* [EXERCISE]:
Output every line of the data exactly as it appears.

* [INFORMATION SUPPLIED]:

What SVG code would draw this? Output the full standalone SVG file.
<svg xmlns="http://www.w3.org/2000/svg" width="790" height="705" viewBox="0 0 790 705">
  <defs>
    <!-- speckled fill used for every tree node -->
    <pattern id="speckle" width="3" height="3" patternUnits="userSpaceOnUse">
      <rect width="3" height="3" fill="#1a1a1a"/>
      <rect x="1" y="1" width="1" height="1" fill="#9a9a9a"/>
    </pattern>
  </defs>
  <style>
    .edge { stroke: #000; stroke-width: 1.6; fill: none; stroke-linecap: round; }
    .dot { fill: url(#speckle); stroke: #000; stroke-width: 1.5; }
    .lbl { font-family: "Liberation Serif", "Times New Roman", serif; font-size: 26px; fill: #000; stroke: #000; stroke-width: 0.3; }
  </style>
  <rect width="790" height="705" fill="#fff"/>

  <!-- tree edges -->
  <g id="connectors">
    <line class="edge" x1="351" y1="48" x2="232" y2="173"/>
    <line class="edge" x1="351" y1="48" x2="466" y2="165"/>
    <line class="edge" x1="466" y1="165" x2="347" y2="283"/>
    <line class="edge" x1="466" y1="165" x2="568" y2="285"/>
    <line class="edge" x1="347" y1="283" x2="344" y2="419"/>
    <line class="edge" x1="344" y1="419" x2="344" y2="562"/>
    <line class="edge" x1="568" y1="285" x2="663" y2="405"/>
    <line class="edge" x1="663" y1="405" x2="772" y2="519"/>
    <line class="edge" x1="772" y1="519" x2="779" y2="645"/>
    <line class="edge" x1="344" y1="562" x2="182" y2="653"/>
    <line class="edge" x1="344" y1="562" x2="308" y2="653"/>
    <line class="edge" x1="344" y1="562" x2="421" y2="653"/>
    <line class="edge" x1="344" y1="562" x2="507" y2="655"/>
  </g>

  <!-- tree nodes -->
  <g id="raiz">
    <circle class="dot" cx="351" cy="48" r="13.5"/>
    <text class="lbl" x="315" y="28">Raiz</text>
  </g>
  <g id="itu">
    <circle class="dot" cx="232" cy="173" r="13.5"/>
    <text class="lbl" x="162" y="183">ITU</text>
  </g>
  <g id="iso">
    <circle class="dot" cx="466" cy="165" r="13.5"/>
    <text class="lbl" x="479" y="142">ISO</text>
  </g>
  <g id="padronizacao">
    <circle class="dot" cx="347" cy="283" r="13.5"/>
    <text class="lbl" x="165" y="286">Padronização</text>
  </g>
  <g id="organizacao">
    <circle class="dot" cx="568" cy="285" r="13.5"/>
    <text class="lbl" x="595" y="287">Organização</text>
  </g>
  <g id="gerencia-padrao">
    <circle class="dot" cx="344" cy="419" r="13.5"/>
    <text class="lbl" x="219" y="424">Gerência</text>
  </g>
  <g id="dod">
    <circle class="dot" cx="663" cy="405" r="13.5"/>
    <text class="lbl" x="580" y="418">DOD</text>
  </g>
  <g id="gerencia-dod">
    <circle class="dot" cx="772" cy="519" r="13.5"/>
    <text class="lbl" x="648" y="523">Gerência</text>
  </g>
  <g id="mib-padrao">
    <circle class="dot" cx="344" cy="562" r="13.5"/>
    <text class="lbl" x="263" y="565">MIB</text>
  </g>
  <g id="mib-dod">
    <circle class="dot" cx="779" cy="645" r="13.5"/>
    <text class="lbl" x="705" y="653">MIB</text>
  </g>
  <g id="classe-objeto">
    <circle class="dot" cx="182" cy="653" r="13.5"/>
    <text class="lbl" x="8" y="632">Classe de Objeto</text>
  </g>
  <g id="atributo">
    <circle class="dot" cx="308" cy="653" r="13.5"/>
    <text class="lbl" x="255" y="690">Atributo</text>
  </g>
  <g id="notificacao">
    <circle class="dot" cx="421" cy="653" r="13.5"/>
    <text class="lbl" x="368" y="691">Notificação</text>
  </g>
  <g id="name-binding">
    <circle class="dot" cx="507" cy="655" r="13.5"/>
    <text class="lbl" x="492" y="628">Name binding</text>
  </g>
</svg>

* [RESPONSE BELOW]:
What SVG code would draw this? Output the full standalone SVG file.
<svg xmlns="http://www.w3.org/2000/svg" width="790" height="705" viewBox="0 0 790 705">
  <defs>
    <!-- speckled fill used for every tree node -->
    <pattern id="speckle" width="3" height="3" patternUnits="userSpaceOnUse">
      <rect width="3" height="3" fill="#1a1a1a"/>
      <rect x="1" y="1" width="1" height="1" fill="#9a9a9a"/>
    </pattern>
  </defs>
  <style>
    .edge { stroke: #000; stroke-width: 1.6; fill: none; stroke-linecap: round; }
    .dot { fill: url(#speckle); stroke: #000; stroke-width: 1.5; }
    .lbl { font-family: "Liberation Serif", "Times New Roman", serif; font-size: 26px; fill: #000; stroke: #000; stroke-width: 0.3; }
  </style>
  <rect width="790" height="705" fill="#fff"/>

  <!-- tree edges -->
  <g id="connectors">
    <line class="edge" x1="351" y1="48" x2="232" y2="173"/>
    <line class="edge" x1="351" y1="48" x2="466" y2="165"/>
    <line class="edge" x1="466" y1="165" x2="347" y2="283"/>
    <line class="edge" x1="466" y1="165" x2="568" y2="285"/>
    <line class="edge" x1="347" y1="283" x2="344" y2="419"/>
    <line class="edge" x1="344" y1="419" x2="344" y2="562"/>
    <line class="edge" x1="568" y1="285" x2="663" y2="405"/>
    <line class="edge" x1="663" y1="405" x2="772" y2="519"/>
    <line class="edge" x1="772" y1="519" x2="779" y2="645"/>
    <line class="edge" x1="344" y1="562" x2="182" y2="653"/>
    <line class="edge" x1="344" y1="562" x2="308" y2="653"/>
    <line class="edge" x1="344" y1="562" x2="421" y2="653"/>
    <line class="edge" x1="344" y1="562" x2="507" y2="655"/>
  </g>

  <!-- tree nodes -->
  <g id="raiz">
    <circle class="dot" cx="351" cy="48" r="13.5"/>
    <text class="lbl" x="315" y="28">Raiz</text>
  </g>
  <g id="itu">
    <circle class="dot" cx="232" cy="173" r="13.5"/>
    <text class="lbl" x="162" y="183">ITU</text>
  </g>
  <g id="iso">
    <circle class="dot" cx="466" cy="165" r="13.5"/>
    <text class="lbl" x="479" y="142">ISO</text>
  </g>
  <g id="padronizacao">
    <circle class="dot" cx="347" cy="283" r="13.5"/>
    <text class="lbl" x="165" y="286">Padronização</text>
  </g>
  <g id="organizacao">
    <circle class="dot" cx="568" cy="285" r="13.5"/>
    <text class="lbl" x="595" y="287">Organização</text>
  </g>
  <g id="gerencia-padrao">
    <circle class="dot" cx="344" cy="419" r="13.5"/>
    <text class="lbl" x="219" y="424">Gerência</text>
  </g>
  <g id="dod">
    <circle class="dot" cx="663" cy="405" r="13.5"/>
    <text class="lbl" x="580" y="418">DOD</text>
  </g>
  <g id="gerencia-dod">
    <circle class="dot" cx="772" cy="519" r="13.5"/>
    <text class="lbl" x="648" y="523">Gerência</text>
  </g>
  <g id="mib-padrao">
    <circle class="dot" cx="344" cy="562" r="13.5"/>
    <text class="lbl" x="263" y="565">MIB</text>
  </g>
  <g id="mib-dod">
    <circle class="dot" cx="779" cy="645" r="13.5"/>
    <text class="lbl" x="705" y="653">MIB</text>
  </g>
  <g id="classe-objeto">
    <circle class="dot" cx="182" cy="653" r="13.5"/>
    <text class="lbl" x="8" y="632">Classe de Objeto</text>
  </g>
  <g id="atributo">
    <circle class="dot" cx="308" cy="653" r="13.5"/>
    <text class="lbl" x="255" y="690">Atributo</text>
  </g>
  <g id="notificacao">
    <circle class="dot" cx="421" cy="653" r="13.5"/>
    <text class="lbl" x="368" y="691">Notificação</text>
  </g>
  <g id="name-binding">
    <circle class="dot" cx="507" cy="655" r="13.5"/>
    <text class="lbl" x="492" y="628">Name binding</text>
  </g>
</svg>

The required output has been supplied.